My friends here have been so supportive and kind since I got back that I know I made the right decision. My generous friend Susan, who is giving me a safe, comfortable and stress-free environment to heal, has reminded me of that, urging me to not feel guilty or responsible for the damage to my feet. She suggested that holding on to that kind of guilt and misplaced responsibility actually holds the damage in, arrests the healing process. We know, all of us, that what we tell ourselves is the truth becomes the truth. She pointed out the folly in my continued thinking that I had damaged my body, even if I didn’t mean to. What I need ed to be thinking, and saying, was that I was healing my body. Such a simple thing. And so profound.

So here it is. I am healing myself, physically, mentally, and spiritually. I am grateful for this opportunity to concentrate on the healing process, on being present in that process. Thank you, Susan, for being kind enough to help me help myself. Oh! And for letting me spend time with Harmony. I miss my animals so much. It’s one of the things that caused me such personal pain on the Trail. Being here, with Harmony, has help me relax and appreciate the present, relieved the stress of trying to figure out what I’m going to do. Harmony has accepted me completely, just as I am, and that warmth does more good than any pill from the doctor.

My landlord has welcomed me back and is looking forward to my return once I have a regular work schedule. He says we’ll worry about rent after he gets back from a trip up North in a couple of weeks. I can pick up Annie and take her back home. Max will come home, he assures me.

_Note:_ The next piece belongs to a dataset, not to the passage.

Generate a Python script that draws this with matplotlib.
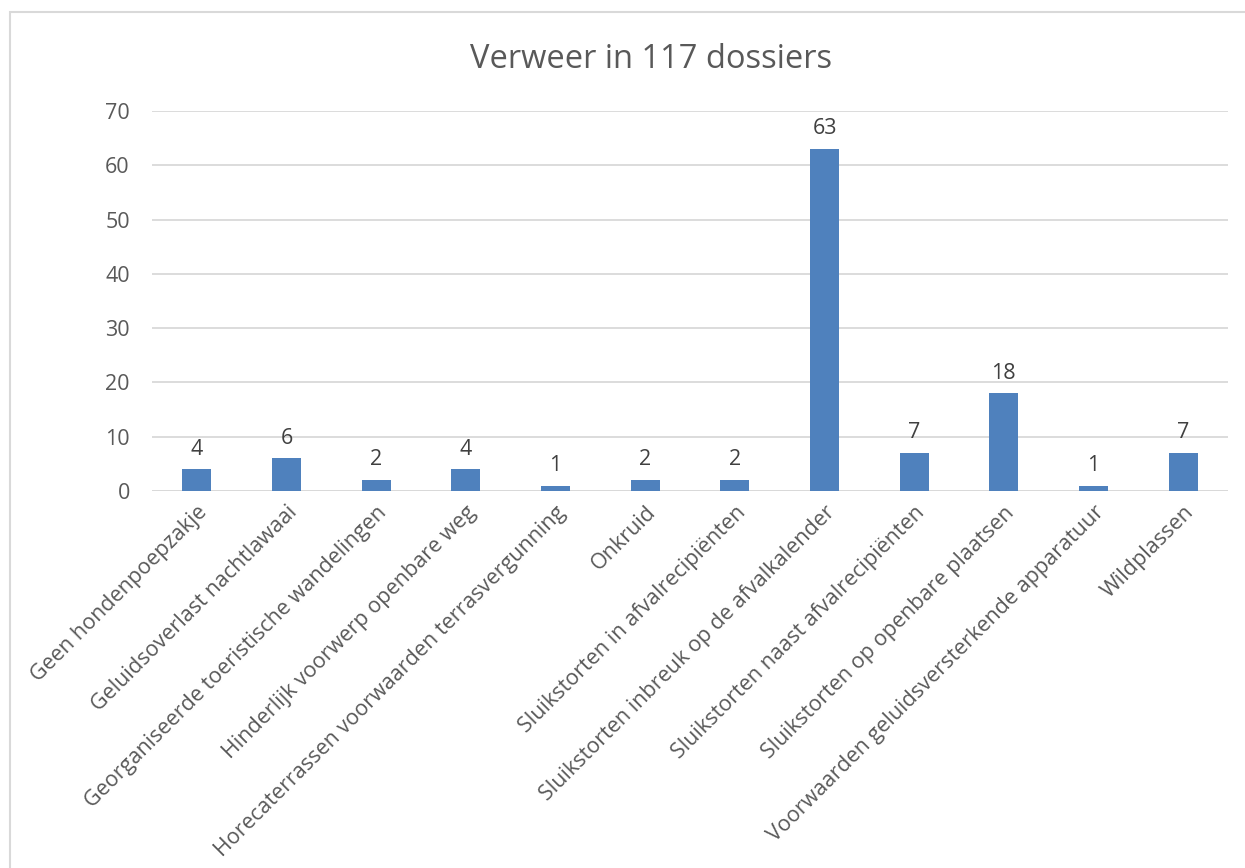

It’s hard for me to understand the generosity of the people I have in my life now. My brother and his wife, Susan, my landlord, Richard, Donna at Common Ground, so many people here who are welcoming me home. It’s hard for me to grasp that this is home, but it is true. I haven’t been so sick for a place, for certain people, in my life. When I came back, the familiar streets were unchanged and indifferent. I felt I could look down and find my last footprint and simply step into it. Life would continue with or without me, but the footprint was there for me to step into and begin moving again. Oh, it’s good to be home!